OBJECTIVE:
Copy the data precisely, character for character, and leave out every picture.

MATERIAL PROVIDED:
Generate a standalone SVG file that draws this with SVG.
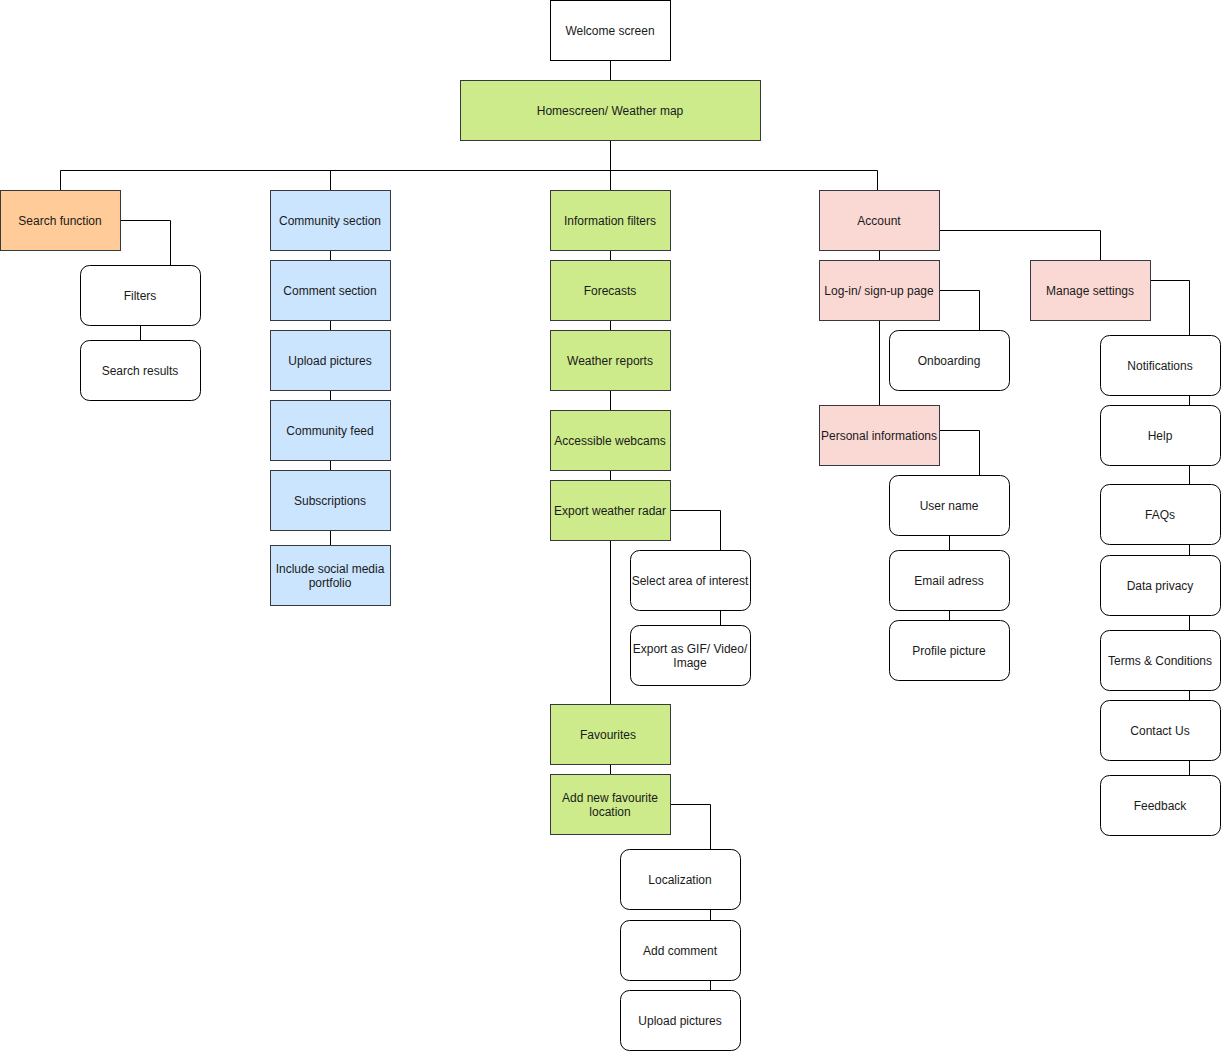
<svg xmlns="http://www.w3.org/2000/svg" width="1221" height="1051" viewBox="0 0 1221 1051">
<style>
.n rect{stroke:#000;stroke-width:1}
.w rect{fill:#fff}
.r rect{fill:#fff}
.g rect{fill:#cdeb8b;stroke:#36393d}
.b rect{fill:#cce5ff;stroke:#36393d}
.o rect{fill:#ffcc99;stroke:#36393d}
.p rect{fill:#fad9d5;stroke:#36393d}
text{font-family:"Liberation Sans",Arial,Helvetica,sans-serif;font-size:12px;fill:#1a1a1a;text-anchor:middle;dominant-baseline:central;transform:translateY(1px)}
.c path{fill:none;stroke:#000;stroke-width:1}
</style>
<rect width="1221" height="1051" fill="#fff"/>
<g class="c">
<path d="M610.5 60V80"/>
<path d="M610.5 140V170.5M60.5 190V170.5H877.5V190M330.5 170.5V190M610.5 170.5V190"/>
<path d="M120 220.5H170.5V265"/>
<path d="M140.5 325V340"/>
<path d="M330.5 250V260M330.5 320V330M330.5 390V400M330.5 460V470M330.5 530V545"/>
<path d="M610.5 250V260M610.5 320V330M610.5 390V410M610.5 470V480M610.5 540V704M610.5 764V774"/>
<path d="M670 510.5H720.5V550M720.5 610V625"/>
<path d="M670 804.5H710.5V849M710.5 909V920M710.5 980V990"/>
<path d="M879.5 250V260M939 230.5H1100.5V260"/>
<path d="M939 290.5H979.5V330"/>
<path d="M879.5 320V405"/>
<path d="M939 430.5H979.5V475M949.5 535V550M949.5 610V620"/>
<path d="M1150 280.5H1189.5V335M1189.5 395V405M1189.5 465V484M1189.5 544V555M1189.5 615V630M1189.5 690V700M1189.5 760V775"/>
</g>
<g id="welcome" class="n w"><rect x="550.5" y="0.5" width="120" height="60"/><text x="610" y="30">Welcome screen</text></g>
<g id="home" class="n g"><rect x="460.5" y="80.5" width="300" height="60"/><text x="610" y="110">Homescreen/ Weather map</text></g>
<g id="search" class="n o"><rect x="0.5" y="190.5" width="120" height="60"/><text x="60" y="220">Search function</text></g>
<g id="filters" class="n r"><rect x="80.5" y="265.5" width="120" height="60" rx="9"/><text x="140" y="295">Filters</text></g>
<g id="searchresults" class="n r"><rect x="80.5" y="340.5" width="120" height="60" rx="9"/><text x="140" y="370">Search results</text></g>
<g id="community" class="n b"><rect x="270.5" y="190.5" width="120" height="60"/><text x="330" y="220">Community section</text></g>
<g id="comment" class="n b"><rect x="270.5" y="260.5" width="120" height="60"/><text x="330" y="290">Comment section</text></g>
<g id="upload1" class="n b"><rect x="270.5" y="330.5" width="120" height="60"/><text x="330" y="360">Upload pictures</text></g>
<g id="feed" class="n b"><rect x="270.5" y="400.5" width="120" height="60"/><text x="330" y="430">Community feed</text></g>
<g id="subs" class="n b"><rect x="270.5" y="470.5" width="120" height="60"/><text x="330" y="500">Subscriptions</text></g>
<g id="social" class="n b"><rect x="270.5" y="545.5" width="120" height="60"/><text x="330" y="568">Include social media</text><text x="330" y="582">portfolio</text></g>
<g id="infofilters" class="n g"><rect x="550.5" y="190.5" width="120" height="60"/><text x="610" y="220">Information filters</text></g>
<g id="forecasts" class="n g"><rect x="550.5" y="260.5" width="120" height="60"/><text x="610" y="290">Forecasts</text></g>
<g id="reports" class="n g"><rect x="550.5" y="330.5" width="120" height="60"/><text x="610" y="360">Weather reports</text></g>
<g id="webcams" class="n g"><rect x="550.5" y="410.5" width="120" height="60"/><text x="610" y="440">Accessible webcams</text></g>
<g id="radar" class="n g"><rect x="550.5" y="480.5" width="120" height="60"/><text x="610" y="510">Export weather radar</text></g>
<g id="area" class="n r"><rect x="630.5" y="550.5" width="120" height="60" rx="9"/><text x="690" y="580">Select area of interest</text></g>
<g id="exportgif" class="n r"><rect x="630.5" y="625.5" width="120" height="60" rx="9"/><text x="690" y="648">Export as GIF/ Video/</text><text x="690" y="662">Image</text></g>
<g id="favourites" class="n g"><rect x="550.5" y="704.5" width="120" height="60"/><text x="608" y="734">Favourites</text></g>
<g id="addfav" class="n g"><rect x="550.5" y="774.5" width="120" height="60"/><text x="610" y="797">Add new favourite</text><text x="610" y="811">location</text></g>
<g id="local" class="n r"><rect x="620.5" y="849.5" width="120" height="60" rx="9"/><text x="680" y="879">Localization</text></g>
<g id="addcomment" class="n r"><rect x="620.5" y="920.5" width="120" height="60" rx="9"/><text x="680" y="950">Add comment</text></g>
<g id="upload2" class="n r"><rect x="620.5" y="990.5" width="120" height="60" rx="9"/><text x="680" y="1020">Upload pictures</text></g>
<g id="account" class="n p"><rect x="819.5" y="190.5" width="120" height="60"/><text x="879" y="220">Account</text></g>
<g id="login" class="n p"><rect x="819.5" y="260.5" width="120" height="60"/><text x="879" y="290">Log-in/ sign-up page</text></g>
<g id="onboarding" class="n r"><rect x="889.5" y="330.5" width="120" height="60" rx="9"/><text x="949" y="360">Onboarding</text></g>
<g id="personal" class="n p"><rect x="819.5" y="405.5" width="120" height="60"/><text x="879" y="435">Personal informations</text></g>
<g id="username" class="n r"><rect x="889.5" y="475.5" width="120" height="60" rx="9"/><text x="949" y="505">User name</text></g>
<g id="email" class="n r"><rect x="889.5" y="550.5" width="120" height="60" rx="9"/><text x="949" y="580">Email adress</text></g>
<g id="profile" class="n r"><rect x="889.5" y="620.5" width="120" height="60" rx="9"/><text x="949" y="650">Profile picture</text></g>
<g id="settings" class="n p"><rect x="1030.5" y="260.5" width="120" height="60"/><text x="1090" y="290">Manage settings</text></g>
<g id="notif" class="n r"><rect x="1100.5" y="335.5" width="120" height="60" rx="9"/><text x="1160" y="365">Notifications</text></g>
<g id="help" class="n r"><rect x="1100.5" y="405.5" width="120" height="60" rx="9"/><text x="1160" y="435">Help</text></g>
<g id="faqs" class="n r"><rect x="1100.5" y="484.5" width="120" height="60" rx="9"/><text x="1160" y="514">FAQs</text></g>
<g id="privacy" class="n r"><rect x="1100.5" y="555.5" width="120" height="60" rx="9"/><text x="1160" y="585">Data privacy</text></g>
<g id="terms" class="n r"><rect x="1100.5" y="630.5" width="120" height="60" rx="9"/><text x="1160" y="660">Terms &amp; Conditions</text></g>
<g id="contact" class="n r"><rect x="1100.5" y="700.5" width="120" height="60" rx="9"/><text x="1160" y="730">Contact Us</text></g>
<g id="feedback" class="n r"><rect x="1100.5" y="775.5" width="120" height="60" rx="9"/><text x="1160" y="805">Feedback</text></g>
</svg>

FINAL ANSWER:
Generate a standalone SVG file that draws this with SVG.
<svg xmlns="http://www.w3.org/2000/svg" width="1221" height="1051" viewBox="0 0 1221 1051">
<style>
.n rect{stroke:#000;stroke-width:1}
.w rect{fill:#fff}
.r rect{fill:#fff}
.g rect{fill:#cdeb8b;stroke:#36393d}
.b rect{fill:#cce5ff;stroke:#36393d}
.o rect{fill:#ffcc99;stroke:#36393d}
.p rect{fill:#fad9d5;stroke:#36393d}
text{font-family:"Liberation Sans",Arial,Helvetica,sans-serif;font-size:12px;fill:#1a1a1a;text-anchor:middle;dominant-baseline:central;transform:translateY(1px)}
.c path{fill:none;stroke:#000;stroke-width:1}
</style>
<rect width="1221" height="1051" fill="#fff"/>
<g class="c">
<path d="M610.5 60V80"/>
<path d="M610.5 140V170.5M60.5 190V170.5H877.5V190M330.5 170.5V190M610.5 170.5V190"/>
<path d="M120 220.5H170.5V265"/>
<path d="M140.5 325V340"/>
<path d="M330.5 250V260M330.5 320V330M330.5 390V400M330.5 460V470M330.5 530V545"/>
<path d="M610.5 250V260M610.5 320V330M610.5 390V410M610.5 470V480M610.5 540V704M610.5 764V774"/>
<path d="M670 510.5H720.5V550M720.5 610V625"/>
<path d="M670 804.5H710.5V849M710.5 909V920M710.5 980V990"/>
<path d="M879.5 250V260M939 230.5H1100.5V260"/>
<path d="M939 290.5H979.5V330"/>
<path d="M879.5 320V405"/>
<path d="M939 430.5H979.5V475M949.5 535V550M949.5 610V620"/>
<path d="M1150 280.5H1189.5V335M1189.5 395V405M1189.5 465V484M1189.5 544V555M1189.5 615V630M1189.5 690V700M1189.5 760V775"/>
</g>
<g id="welcome" class="n w"><rect x="550.5" y="0.5" width="120" height="60"/><text x="610" y="30">Welcome screen</text></g>
<g id="home" class="n g"><rect x="460.5" y="80.5" width="300" height="60"/><text x="610" y="110">Homescreen/ Weather map</text></g>
<g id="search" class="n o"><rect x="0.5" y="190.5" width="120" height="60"/><text x="60" y="220">Search function</text></g>
<g id="filters" class="n r"><rect x="80.5" y="265.5" width="120" height="60" rx="9"/><text x="140" y="295">Filters</text></g>
<g id="searchresults" class="n r"><rect x="80.5" y="340.5" width="120" height="60" rx="9"/><text x="140" y="370">Search results</text></g>
<g id="community" class="n b"><rect x="270.5" y="190.5" width="120" height="60"/><text x="330" y="220">Community section</text></g>
<g id="comment" class="n b"><rect x="270.5" y="260.5" width="120" height="60"/><text x="330" y="290">Comment section</text></g>
<g id="upload1" class="n b"><rect x="270.5" y="330.5" width="120" height="60"/><text x="330" y="360">Upload pictures</text></g>
<g id="feed" class="n b"><rect x="270.5" y="400.5" width="120" height="60"/><text x="330" y="430">Community feed</text></g>
<g id="subs" class="n b"><rect x="270.5" y="470.5" width="120" height="60"/><text x="330" y="500">Subscriptions</text></g>
<g id="social" class="n b"><rect x="270.5" y="545.5" width="120" height="60"/><text x="330" y="568">Include social media</text><text x="330" y="582">portfolio</text></g>
<g id="infofilters" class="n g"><rect x="550.5" y="190.5" width="120" height="60"/><text x="610" y="220">Information filters</text></g>
<g id="forecasts" class="n g"><rect x="550.5" y="260.5" width="120" height="60"/><text x="610" y="290">Forecasts</text></g>
<g id="reports" class="n g"><rect x="550.5" y="330.5" width="120" height="60"/><text x="610" y="360">Weather reports</text></g>
<g id="webcams" class="n g"><rect x="550.5" y="410.5" width="120" height="60"/><text x="610" y="440">Accessible webcams</text></g>
<g id="radar" class="n g"><rect x="550.5" y="480.5" width="120" height="60"/><text x="610" y="510">Export weather radar</text></g>
<g id="area" class="n r"><rect x="630.5" y="550.5" width="120" height="60" rx="9"/><text x="690" y="580">Select area of interest</text></g>
<g id="exportgif" class="n r"><rect x="630.5" y="625.5" width="120" height="60" rx="9"/><text x="690" y="648">Export as GIF/ Video/</text><text x="690" y="662">Image</text></g>
<g id="favourites" class="n g"><rect x="550.5" y="704.5" width="120" height="60"/><text x="608" y="734">Favourites</text></g>
<g id="addfav" class="n g"><rect x="550.5" y="774.5" width="120" height="60"/><text x="610" y="797">Add new favourite</text><text x="610" y="811">location</text></g>
<g id="local" class="n r"><rect x="620.5" y="849.5" width="120" height="60" rx="9"/><text x="680" y="879">Localization</text></g>
<g id="addcomment" class="n r"><rect x="620.5" y="920.5" width="120" height="60" rx="9"/><text x="680" y="950">Add comment</text></g>
<g id="upload2" class="n r"><rect x="620.5" y="990.5" width="120" height="60" rx="9"/><text x="680" y="1020">Upload pictures</text></g>
<g id="account" class="n p"><rect x="819.5" y="190.5" width="120" height="60"/><text x="879" y="220">Account</text></g>
<g id="login" class="n p"><rect x="819.5" y="260.5" width="120" height="60"/><text x="879" y="290">Log-in/ sign-up page</text></g>
<g id="onboarding" class="n r"><rect x="889.5" y="330.5" width="120" height="60" rx="9"/><text x="949" y="360">Onboarding</text></g>
<g id="personal" class="n p"><rect x="819.5" y="405.5" width="120" height="60"/><text x="879" y="435">Personal informations</text></g>
<g id="username" class="n r"><rect x="889.5" y="475.5" width="120" height="60" rx="9"/><text x="949" y="505">User name</text></g>
<g id="email" class="n r"><rect x="889.5" y="550.5" width="120" height="60" rx="9"/><text x="949" y="580">Email adress</text></g>
<g id="profile" class="n r"><rect x="889.5" y="620.5" width="120" height="60" rx="9"/><text x="949" y="650">Profile picture</text></g>
<g id="settings" class="n p"><rect x="1030.5" y="260.5" width="120" height="60"/><text x="1090" y="290">Manage settings</text></g>
<g id="notif" class="n r"><rect x="1100.5" y="335.5" width="120" height="60" rx="9"/><text x="1160" y="365">Notifications</text></g>
<g id="help" class="n r"><rect x="1100.5" y="405.5" width="120" height="60" rx="9"/><text x="1160" y="435">Help</text></g>
<g id="faqs" class="n r"><rect x="1100.5" y="484.5" width="120" height="60" rx="9"/><text x="1160" y="514">FAQs</text></g>
<g id="privacy" class="n r"><rect x="1100.5" y="555.5" width="120" height="60" rx="9"/><text x="1160" y="585">Data privacy</text></g>
<g id="terms" class="n r"><rect x="1100.5" y="630.5" width="120" height="60" rx="9"/><text x="1160" y="660">Terms &amp; Conditions</text></g>
<g id="contact" class="n r"><rect x="1100.5" y="700.5" width="120" height="60" rx="9"/><text x="1160" y="730">Contact Us</text></g>
<g id="feedback" class="n r"><rect x="1100.5" y="775.5" width="120" height="60" rx="9"/><text x="1160" y="805">Feedback</text></g>
</svg>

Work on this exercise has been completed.